Alternatives must be found to the current form of jury trial if any reduction is to be made in the backlog of outstanding cases, the Lord President warned today.

In a statement headed "The Future of the Scottish Courts and Tribunals", Lord Carloway praised the progress made across the court system since the start of the coronavirus lockdown in moving to remote hearings, but warned: "The task in relation to jury trials is a problem of a quite different magnitude."

Whereas some good progress had been made in reducing the backlog in the civil courts – 152 remote hearings took place in the Court of Session between 21 April and 12 June – and summary criminal trials "will return in some volume over time", an immense challenge faced the courts in dealing with the backlog of solemn cases.

Although the first jury trials were now being arranged, using innovative ideas from the Lord Justice Clerk's working group to preserve social distancing, the need to use two or three courtrooms for each trial would reduce capacity to 30%, creating significant delays in the sheriff court. Lord Carloway predicted that the combined backlog of cases could reach 3,000 by March 2021.

"We need to stop thinking about tinkering at the edges", he continued. "I have no doubt that primary legislation will be required to address some of the technical constraints that apply at present. None of the measures proposed by others have so far come close to offering practical answers to what are real difficulties.
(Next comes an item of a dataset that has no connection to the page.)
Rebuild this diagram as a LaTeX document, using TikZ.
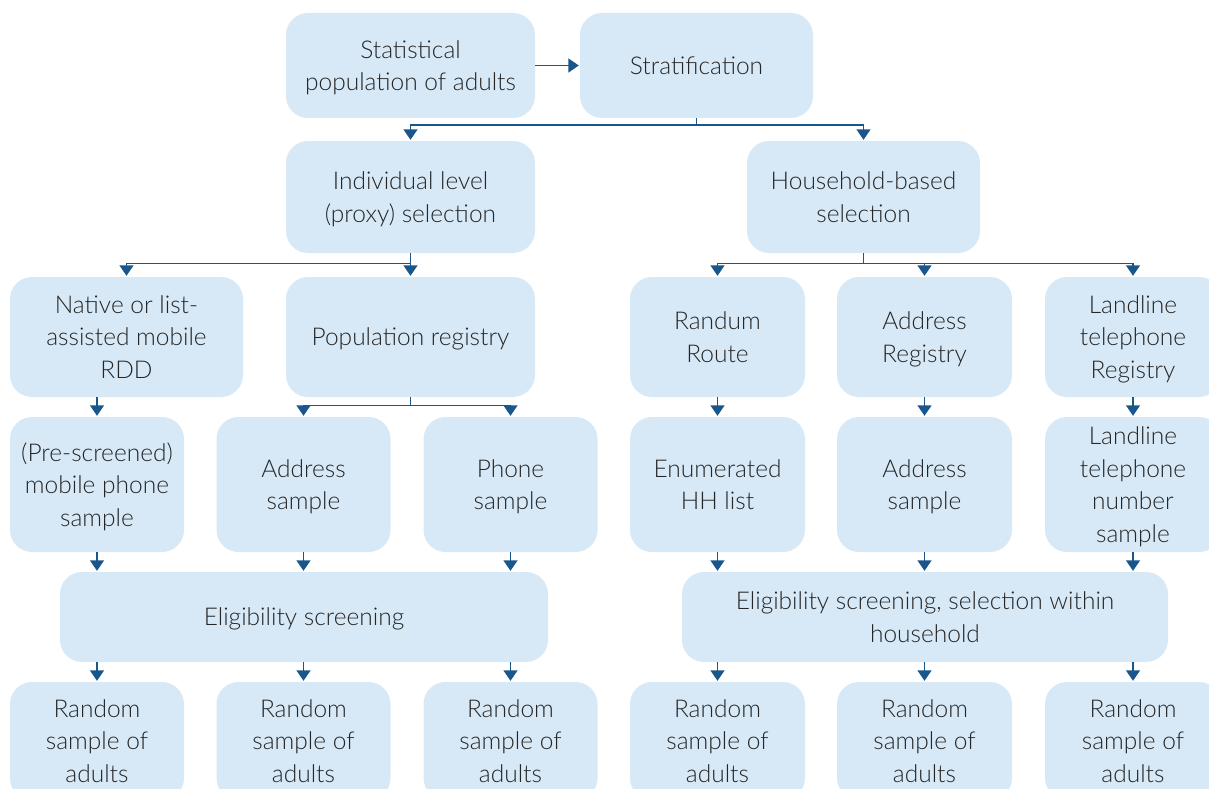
\documentclass[tikz,border=0pt]{standalone}
\usepackage{fontspec}
\setmainfont{Lato Light}
\usetikzlibrary{arrows.meta,calc}
\definecolor{boxfill}{HTML}{D7E9F7}
\definecolor{linkblue}{HTML}{18568C}
\definecolor{inkgray}{HTML}{262626}
\tikzset{
  box/.style={fill=boxfill, rounded corners=22pt, align=center, text=inkgray,
    inner sep=0pt, font=\fontsize{24.5}{32.5}\selectfont,
    % fixed last-line depth keeps the lines centred on the capitals
    text depth=-1.5pt},
  link/.style={draw=linkblue, line width=1.4pt},
  arr/.style={link, -{Triangle[width=14pt,length=10.5pt]}, shorten >=1pt},
}
\begin{document}
\begin{tikzpicture}[x=1pt,y=-1pt]
\useasboundingbox (0,0) rectangle (1209,789);
\clip (0,0) rectangle (1209,789);

% top row
\node[box, minimum width=249pt, minimum height=105pt] (stat) at (410.5,65.5) {Statistical\\population of adults};
\node[box, minimum width=233pt, minimum height=105pt] (strat) at (696.5,65.5) {Stratification};

% selection level
\node[box, minimum width=249pt, minimum height=112pt] (indiv) at (410.5,197) {Individual level\\(proxy) selection};
\node[box, minimum width=233pt, minimum height=112pt] (house) at (863.5,197) {Household-based\\selection};

% frames
\node[box, minimum width=233pt, minimum height=120pt] (native) at (126.5,337) {Native or list-\\assisted mobile\\RDD};
\node[box, minimum width=249pt, minimum height=120pt] (popreg) at (410.5,337) {Population registry};
\node[box, minimum width=175pt, minimum height=120pt] (randum) at (717.5,337) {Randum\\Route};
\node[box, minimum width=175pt, minimum height=120pt] (addrreg) at (924.5,337) {Address\\Registry};
\node[box, minimum width=176pt, minimum height=120pt] (landreg) at (1133,337) {Landline\\telephone\\Registry};

% samples
\node[box, minimum width=174pt, minimum height=135pt] (mobile) at (97,484.5) {(Pre-screened)\\mobile phone\\sample};
\node[box, minimum width=174pt, minimum height=135pt] (addrs) at (303.5,484.5) {Address\\sample};
\node[box, minimum width=174pt, minimum height=135pt] (phone) at (510.5,484.5) {Phone\\sample};
\node[box, minimum width=175pt, minimum height=135pt] (enum) at (717.5,484.5) {Enumerated\\HH list};
\node[box, minimum width=175pt, minimum height=135pt] (addrs2) at (924.5,484.5) {Address\\sample};
\node[box, minimum width=176pt, minimum height=135pt] (lands) at (1133,484.5) {Landline\\telephone\\number\\sample};

% screening
\node[box, minimum width=488pt, minimum height=90pt] (eligL) at (304,617) {Eligibility screening};
\node[box, minimum width=486pt, minimum height=90pt] (eligR) at (925,617) {Eligibility screening, selection within\\household};

% outcomes
\node[box, minimum width=174pt, minimum height=118pt] (out1) at (97,741) {Random\\sample of\\adults};
\node[box, minimum width=174pt, minimum height=118pt] (out2) at (303.5,741) {Random\\sample of\\adults};
\node[box, minimum width=174pt, minimum height=118pt] (out3) at (510.5,741) {Random\\sample of\\adults};
\node[box, minimum width=175pt, minimum height=118pt] (out4) at (717.5,741) {Random\\sample of\\adults};
\node[box, minimum width=175pt, minimum height=118pt] (out5) at (924.5,741) {Random\\sample of\\adults};
\node[box, minimum width=176pt, minimum height=118pt] (out6) at (1133,741) {Random\\sample of\\adults};

% connectors
\draw[arr] (stat.east) -- (strat.west);

\coordinate (j0) at ($(strat.south)+(0,7)$);
\draw[link] (strat.south) -- (j0);
\draw[arr] (j0) -| (indiv.north);
\draw[arr] (j0) -| (house.north);

\coordinate (j1) at ($(indiv.south)+(0,10)$);
\draw[link] (indiv.south) -- (j1);
\draw[arr] (j1) -| (native.north);
\draw[arr] (j1) -- (popreg.north);

\coordinate (j2) at ($(house.south)+(0,10)$);
\draw[link] (house.south) -- (j2);
\draw[arr] (j2) -| (randum.north);
\draw[arr] (j2) -| (addrreg.north);
\draw[arr] (j2) -| (landreg.north);

\draw[arr] (mobile.north |- native.south) -- (mobile.north);
\coordinate (j3) at ($(popreg.south)+(0,8)$);
\draw[link] (popreg.south) -- (j3);
\draw[arr] (j3) -| (addrs.north);
\draw[arr] (j3) -| (phone.north);

\draw[arr] (randum.south) -- (enum.north);
\draw[arr] (addrreg.south) -- (addrs2.north);
\draw[arr] (landreg.south) -- (lands.north);

\foreach \s in {mobile,addrs,phone}
  \draw[arr] (\s.south) -- (\s.south |- eligL.north);
\foreach \s in {enum,addrs2,lands}
  \draw[arr] (\s.south) -- (\s.south |- eligR.north);

\foreach \o in {out1,out2,out3}
  \draw[arr] (\o.north |- eligL.south) -- (\o.north);
\foreach \o in {out4,out5,out6}
  \draw[arr] (\o.north |- eligR.south) -- (\o.north);
\end{tikzpicture}
\end{document}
They are simply tinkering at the margins of a major problem which, as long as social distancing and self-isolation are in place, requires a political solution."

Having the responsibility for the efficient disposal of business in the courts, this was his highest priority. "I have been absolutely clear that I will not contemplate any measure to aid recovery which might compromise the basic principle of a fair trial." However, the requirements for physical distancing and self-isolation in order to protect public health were "extraordinary inhibitors" on the conduct of court business, with jury trials "particularly badly affected". 

Looking across the court system as a whole, the Lord President stated: "At the start of the year, if someone had suggested that in the space of 12 short weeks we would be conducting all Court of Session business through virtual hearings, I would have dismissed the suggestion as an impossibility. This would not have been because we lacked the vision and ambition to move to more digital ways of working. That has been our goal for some time now. The difference has been simply the speed within which the virtual court has had to be built. Our Digital Services team are to be congratulated for the excellent work which has achieved this change so rapidly."

He added: "We are fortunate that our digital investment choices, which have been made in the last few years, were able to create the digital platform which is capable of coping with the new demands."

He also thanked all those who had been involved in the emergency response, "whether by keeping the courts and tribunals in operation or by building the technological infrastructure that is changing our procedural landscape on a daily basis".

In response, Amanda Millar, President of the Law Society of Scotland, commented: "Of course there is more work to be done, and there will need to be adequate resources and training to continue to deal with the backlog of cases from the early days of lockdown. However, we would reiterate that we don’t believe that this is the time to make fundamental changes to the Scottish criminal justice system, such as instituting judge-only trials.

"The profession is playing a full role, working with all those involved in the justice system in developing solutions to ensure that we have a fair and effective criminal justice system during this challenging period and beyond."